Figure Meta above, based on ideas in Chappell & Sloman(2007), shows (crudely) how staggered gene expression can allow relatively abstract/schematic results of later gene expression to be instantiated using information gained during earlier interactions with the environment -- not necessarily using any standard form of learning. The box on the left containing "Records" is a gross oversimplification -- earlier results of interaction with the environment will feed into changes of design, e.g. development of grammars, not merely historical records.

Earlier stages of gene expression are indicated by left-most black downward arrows, and later stages by downward arrows to the right. The earlier stages are mainly determined by the genome and control not only early growth patterns but also forms of instinctive behaviour e.g. consuming nutrients or avoiding harmful entities.


COMPOSITIONALITY IN EVOLUTION'S CONSTRUCTION KITS

Production of new species, and development of their individuals, both require use of the fundamental construction kit provided by physics and chemistry, and also increasingly many kinds of derived construction kit, discussed in more detail in Sloman(2017) and Sloman(kits), including construction kits for producing and modifying construction kits (meta-construction-kits??).

Figure FCK: The Fundamental Construction Kit
FCK
A crude representation of the Fundamental Construction Kit (FCK) (on left) and (on right) a collection of trajectories from the FCK through the space of possible trajectories to increasingly complex mechanisms.


Figure 2 DCK: Derived Construction Kits
DCK

Further transitions: a fundamental construction kit (FCK) on left gives rise to new evolved "derived" construction kits, such as the DCK on the right, from which new trajectories can begin, rapidly producing new more complex designs, e.g. organisms with new morphologies and new information processing mechanisms. The shapes and colours (crudely) indicate qualitative differences between components of old and new construction kits, and related trajectories. A DCK trajectory uses larger components and is therefore much shorter than the equivalent FCK trajectory.
The Fundamental Construction Kit (FCK) provided by the physical universe made possible all the forms of life that have so far evolved on earth, and also possible but still unrealised forms of life, in possible types of physical environment. Fig. 1 shows (crudely) how a common initial construction kit can generate many possible trajectories, in which components of the kit are assembled to produce new instances (living or non-living).

The space of possible trajectories for combining basic constituents is enormous, but routes can be shortened and search spaces shrunk by building derived construction kits (DCKs), that are able to assemble larger structures in fewer steps.
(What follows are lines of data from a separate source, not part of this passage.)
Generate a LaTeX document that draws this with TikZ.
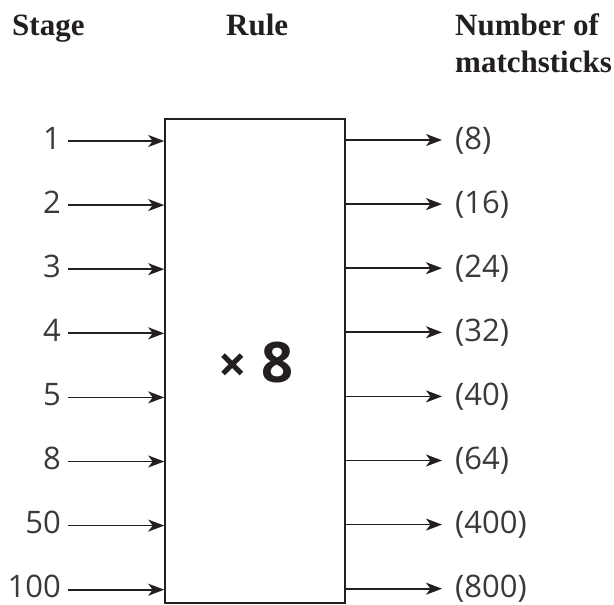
\documentclass[tikz,border=0pt]{standalone}
\usepackage{fontspec}
\setmainfont{Open Sans}
\newfontfamily\headfont{Liberation Serif}
\usetikzlibrary{arrows.meta}
\definecolor{ink}{HTML}{231F20}
\definecolor{numink}{HTML}{3A3A3A}
\begin{document}
\begin{tikzpicture}[x=1pt,y=-1pt,
  head/.style={inner sep=0pt, anchor=base west, text=ink,
    font=\headfont\bfseries\fontsize{31}{37}\selectfont},
  inlab/.style={inner sep=0pt, anchor=base east, text=numink,
    font=\fontsize{31}{31}\selectfont},
  outlab/.style={inner sep=0pt, anchor=base west, text=numink,
    font=\fontsize{31}{31}\selectfont},
  rulebox/.style={draw=ink, line width=1.6pt, inner sep=0pt,
    minimum width=180pt, minimum height=484pt},
  conn/.style={line width=1.7pt, draw=ink,
    -{Stealth[length=16pt,width=12pt,inset=4.5pt]}},
  ruletext/.style={inner sep=0pt, text=ink}
]
\useasboundingbox (0,0) rectangle (614,605);
\node[head] (hstage) at (12,35) {Stage};
\node[head] (hrule) at (226,35) {Rule};
\node[head] (hnum) at (455,35) {Number of};
\node[head] (hmatch) at (455,72) {matchsticks};
\node[rulebox] (box) at (255,361) {};
\node[ruletext] (times) at (256,363) {{\fontsize{50}{50}\bfseries\selectfont ×}\hspace{14pt}{\fontsize{56}{56}\bfseries\selectfont 8}};
\foreach \i/\a/\b in {0/1/8,1/2/16,2/3/24,3/4/32,4/5/40,5/8/64,6/50/400,7/100/800}{
  \pgfmathsetmacro{\yy}{141+64.1*\i}
  \coordinate (s\i) at (68,\yy);
  \coordinate (e\i) at (442,\yy-1);
  \node[inlab] (in\i) at (61,\yy+8) {\a};
  \node[outlab] (out\i) at (455,\yy+8) {(\b)};
  \draw[conn] (s\i) -- (s\i -| box.west);
  \draw[conn] (e\i -| box.east) -- (e\i);
}
\end{tikzpicture}
\end{document}
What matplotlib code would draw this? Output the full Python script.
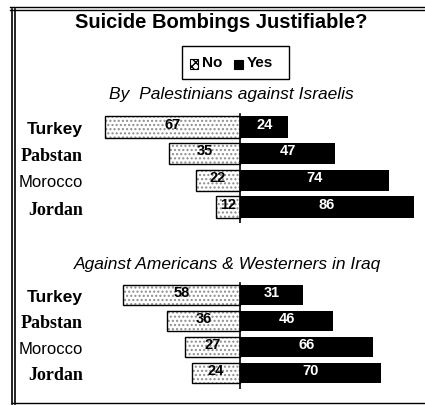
import matplotlib
matplotlib.use("Agg")
import matplotlib.pyplot as plt
from matplotlib.patches import Rectangle
from matplotlib.lines import Line2D

countries = ["Turkey", "Pabstan", "Morocco", "Jordan"]
israel_no = [67, 35, 22, 12]
israel_yes = [24, 47, 74, 86]
iraq_no = [58, 36, 27, 24]
iraq_yes = [31, 46, 66, 70]

label_fonts = ["Liberation Sans", "Liberation Serif", "Liberation Sans", "Liberation Serif"]
label_weights = ["bold", "bold", "normal", "bold"]
label_sizes = [12.5, 13, 12, 13]

W, H = 425, 406
fig = plt.figure(figsize=(W / 100, H / 100), dpi=100)

def px_axes(left, top, right, bottom):
    return fig.add_axes([left / W, 1 - bottom / H, (right - left) / W, (bottom - top) / H])

# frame: double line on top and left, single line at bottom
for y in (8, 11):
    fig.add_artist(Line2D([10 / W, 1], [1 - y / H, 1 - y / H], color="black", lw=1.0))
for x in (12, 15):
    fig.add_artist(Line2D([x / W, x / W], [1 - 10 / H, 1 - 405 / H], color="black", lw=1.2))
fig.add_artist(Line2D([12 / W, 1], [1 - 404 / H, 1 - 404 / H], color="black", lw=1.0))

fig.text(221 / W, 1 - 22 / H, "Suicide Bombings Justifiable?", ha="center", va="center",
         fontsize=14.5, fontweight="bold", family="Liberation Sans")

# legend
fig.add_artist(Rectangle((182 / W, 1 - 80 / H), 107 / W, 33 / H, transform=fig.transFigure,
                         facecolor="white", edgecolor="black", lw=1.0))
fig.add_artist(Rectangle((190 / W, 1 - 70 / H), 8 / W, 10 / H, transform=fig.transFigure,
                         facecolor="white", edgecolor="black", hatch="xxxx", lw=0.8))
fig.text(202 / W, 1 - 63 / H, "No", ha="left", va="center", fontsize=11,
         fontweight="bold", family="Liberation Sans")
fig.add_artist(Rectangle((234 / W, 1 - 70 / H), 9 / W, 9 / H, transform=fig.transFigure,
                         facecolor="black", edgecolor="black", lw=0.8))
fig.text(247 / W, 1 - 63 / H, "Yes", ha="left", va="center", fontsize=11,
         fontweight="bold", family="Liberation Sans")

fig.text(231 / W, 1 - 95 / H, "By  Palestinians against Israelis", ha="center", va="center",
         fontsize=12.5, fontstyle="italic", family="Liberation Sans")
fig.text(227 / W, 1 - 265 / H, "Against Americans & Westerners in Iraq", ha="center", va="center",
         fontsize=12.5, fontstyle="italic", family="Liberation Sans")

scale = 2.02  # pixels per percentage point
center = 240
ax_left, ax_right = 90, 420


def panel(top, spacing, no_vals, yes_vals):
    ax = px_axes(ax_left, top - 0.6 * spacing, ax_right, top + 3.6 * spacing)
    ax.set_xlim(-(center - ax_left) / scale, (ax_right - center) / scale)
    ax.set_ylim(3.6, -0.6)
    rows = list(range(len(countries)))
    neg = [-v for v in no_vals]
    ax.barh(rows, neg, height=0.8, color="white", edgecolor="#8c8c8c", hatch="....", lw=0)
    ax.barh(rows, neg, height=0.8, color="none", edgecolor="black", lw=1.0)
    ax.barh(rows, yes_vals, height=0.8, color="black", edgecolor="black", lw=0)
    ax.axvline(0, ymin=0.0, ymax=0.97, color="black", lw=1.2)
    for r, n, y in zip(rows, no_vals, yes_vals):
        ax.text(-n / 2, r - 0.12, str(n), ha="center", va="center", fontsize=10.5,
                fontweight="bold", color="black", family="Liberation Sans")
        ax.text(y / 2, r - 0.12, str(y), ha="center", va="center", fontsize=10.5,
                fontweight="bold", color="white", family="Liberation Sans")
    ax.set_yticks(rows)
    ax.set_yticklabels(countries)
    for lab, fam, wt, sz in zip(ax.get_yticklabels(), label_fonts, label_weights, label_sizes):
        lab.set_family(fam)
        lab.set_fontweight(wt)
        lab.set_fontsize(sz)
    ax.tick_params(axis="y", length=0, pad=5)
    ax.set_xticks([])
    for s in ax.spines.values():
        s.set_visible(False)
    ax.patch.set_visible(False)


panel(128, 26.7, israel_no, israel_yes)
panel(296, 26.0, iraq_no, iraq_yes)

fig.savefig("out.png", dpi=100)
ADDITIONAL TOPICS IN THE PAPER

Evolution of ancient mathematical abilities

Compositionality in natural language

Intensional and extensional compositionality

Reasoning about appearance changes caused by motion

Spider creativity

More to be added!

Huge gaps between current AI and the forms of intelligence produced by biological evolution.
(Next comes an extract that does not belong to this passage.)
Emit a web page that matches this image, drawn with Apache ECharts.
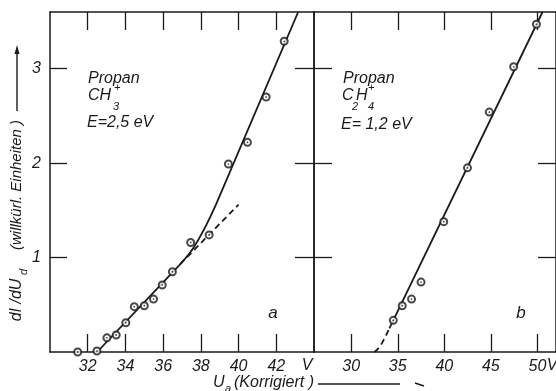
<!DOCTYPE html>
<html>
<head>
<meta charset="utf-8">
<script src="https://cdn.jsdelivr.net/npm/echarts@6/dist/echarts.min.js"></script>
<style>
  html, body { margin: 0; padding: 0; background: #fff; }
  #chart { width: 556px; height: 391px; }
</style>
</head>
<body>
<div id="chart"></div>
<script>
// panel a: CH3+
const aPtX = [31.47, 32.49, 33.02, 33.51, 34.02, 34.47, 35.0, 35.49, 35.95, 36.49, 37.46, 38.44, 39.46, 40.47, 41.46, 42.42];
const aPtY = [0.0, 0.01, 0.15, 0.18, 0.31, 0.48, 0.49, 0.56, 0.71, 0.85, 1.16, 1.24, 1.99, 2.22, 2.70, 3.29];
const aSolidX = [32.5, 37.0, 37.3, 37.6, 37.9, 38.2, 38.5, 38.8, 43.16];
const aSolidY = [0.0, 0.95, 1.02, 1.10, 1.20, 1.31, 1.43, 1.56, 3.6];
const aDashX = [36.9, 40.0];
const aDashY = [0.93, 1.56];

// panel b: C2H4+
const bPtX = [34.52, 35.48, 36.48, 37.5, 39.94, 42.49, 44.83, 47.45, 49.9];
const bPtY = [0.335, 0.49, 0.56, 0.74, 1.38, 1.95, 2.54, 3.02, 3.47];
const bSolidX = [34.1, 50.55];
const bSolidY = [0.25, 3.6];
const bDashX = [32.5, 33.0, 33.5, 34.1];
const bDashY = [0.0, 0.05, 0.13, 0.25];

const aTicks = [32, 34, 36, 38, 40, 42];
const bTicks = [30, 35, 40, 45, 50];
const yTicks = [1, 2, 3];

const ink = '#1a1a1a';
const fam = 'Liberation Sans, DejaVu Sans, sans-serif';

const zip = (xs, ys) => xs.map((x, i) => [x, ys[i]]);

function xAx(grid, min, max, ticks, pos, labels) {
  return {
    type: 'value', gridIndex: grid, position: pos, min: min, max: max,
    axisLine: { onZero: false, lineStyle: { color: ink, width: 1.5 } },
    axisTick: { inside: true, length: 18, customValues: ticks, lineStyle: { color: ink, width: 1.3 } },
    axisLabel: { show: labels, customValues: ticks, margin: 7, color: ink, fontStyle: 'italic', fontSize: 16, fontFamily: fam },
    splitLine: { show: false }
  };
}
function yAx(grid, pos, labels, len) {
  return {
    type: 'value', gridIndex: grid, position: pos, min: 0, max: 3.6,
    axisLine: { onZero: false, lineStyle: { color: ink, width: 1.5 } },
    axisTick: { inside: true, length: len, customValues: yTicks, lineStyle: { color: ink, width: 1.3 } },
    axisLabel: { show: labels, customValues: yTicks, margin: 9, color: ink, fontStyle: 'italic', fontSize: 16, fontFamily: fam },
    splitLine: { show: false }
  };
}
function pts(xi, yi, data) {
  return [
    { type: 'scatter', xAxisIndex: xi, yAxisIndex: yi, data: data, symbol: 'emptyCircle', symbolSize: 7,
      itemStyle: { color: ink, borderColor: ink, borderWidth: 1.1 }, z: 5 },
    { type: 'scatter', xAxisIndex: xi, yAxisIndex: yi, data: data, symbol: 'circle', symbolSize: 1.8,
      itemStyle: { color: ink }, z: 6 }
  ];
}
function line(xi, yi, data, dashed, smooth) {
  return { type: 'line', xAxisIndex: xi, yAxisIndex: yi, data: data, showSymbol: false, smooth: smooth,
    lineStyle: { color: ink, width: 1.8, type: dashed ? [6, 4] : 'solid' }, z: 4 };
}
function txt(x, y, s, size, align) {
  return { type: 'text', x: x, y: y, style: { text: s, font: 'italic ' + size + 'px ' + fam, fill: ink,
    textAlign: align || 'left', textVerticalAlign: 'middle' } };
}

const chart = echarts.init(document.getElementById('chart'), null, { renderer: 'canvas' });

chart.setOption({
  backgroundColor: '#fff',
  animation: false,
  grid: [
    { left: 50, top: 12, width: 264, height: 340 },
    { left: 314, top: 12, width: 244, height: 340 }
  ],
  xAxis: [
    xAx(0, 30, 44, aTicks, 'bottom', true),
    xAx(0, 30, 44, aTicks, 'top', false),
    xAx(1, 26, 52, bTicks, 'bottom', true),
    xAx(1, 26, 52, bTicks, 'top', false)
  ],
  yAxis: [
    yAx(0, 'left', true, 17),
    yAx(0, 'right', false, 19),
    yAx(1, 'left', false, 18),
    yAx(1, 'right', false, 18)
  ],
  series: [
    line(0, 0, zip(aSolidX, aSolidY), false, false),
    line(0, 0, zip(aDashX, aDashY), true, false),
    ...pts(0, 0, zip(aPtX, aPtY)),
    line(2, 2, zip(bSolidX, bSolidY), false, false),
    line(2, 2, zip(bDashX, bDashY), true, true),
    ...pts(2, 2, zip(bPtX, bPtY))
  ],
  graphic: [
    txt(88, 79, 'Propan', 16),
    txt(88, 96, 'CH', 16),
    txt(113, 107, '3', 11),
    txt(114, 88, '+', 11),
    txt(87, 123, 'E=2,5 eV', 16),
    txt(343, 79, 'Propan', 16),
    txt(342, 96, 'C', 16),
    txt(352, 107, '2', 11),
    txt(356, 96, 'H', 16),
    txt(368, 107, '4', 11),
    txt(368, 88, '+', 11),
    txt(341, 125, 'E= 1,2 eV', 16),
    txt(273, 313, 'a', 17, 'center'),
    txt(521, 313, 'b', 17, 'center'),
    txt(307, 366, 'V', 16, 'center'),
    txt(552, 366, 'V', 16, 'center'),
    // x title
    txt(213, 383, 'U', 16),
    txt(225, 389, 'a', 11),
    txt(234, 383, '(Korrigiert )', 16),
    { type: 'line', shape: { x1: 318, y1: 384, x2: 400, y2: 384 }, style: { stroke: ink, lineWidth: 1.4 } },
    { type: 'line', shape: { x1: 415, y1: 383, x2: 424, y2: 386 }, style: { stroke: ink, lineWidth: 1.4 } },
    // y title, rotated
    { type: 'text', x: 17, y: 185, rotation: Math.PI / 2,
      style: { text: '(willkürl. Einheiten )', font: 'italic 15px ' + fam, fill: ink, textAlign: 'center', textVerticalAlign: 'middle' } },
    { type: 'text', x: 17, y: 300, rotation: Math.PI / 2,
      style: { text: 'dI /dU', font: 'italic 16px ' + fam, fill: ink, textAlign: 'center', textVerticalAlign: 'middle' } },
    { type: 'text', x: 24, y: 272, rotation: Math.PI / 2,
      style: { text: 'd', font: 'italic 11px ' + fam, fill: ink, textAlign: 'center', textVerticalAlign: 'middle' } },
    { type: 'line', shape: { x1: 17, y1: 111, x2: 17, y2: 52 }, style: { stroke: ink, lineWidth: 1.4 } },
    { type: 'polygon', shape: { points: [[17, 45], [14.5, 54], [19.5, 54]] }, style: { fill: ink } }
  ]
});
</script>
</body>
</html>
Evolution could not produce its intelligent animals by training them on data: the data did not exist!

I suspect our current models of computation have some deep unnoticed limitations, though it looks as if Alan Turing began to explore ways of filling the gap shortly before he died, in his 1952 paper:
The chemical basis of morphogenesis.

What would he have done if he had lived several decades longer?

My guess is: The Meta-Morphogenesis project
http://www.cs.bham.ac.uk/research/projects/cogaff/misc/meta-morphogenesis.html

I've provided some snapshots of its contents. Much help needed.

Can category theory -- a major theme at the workshop -- help?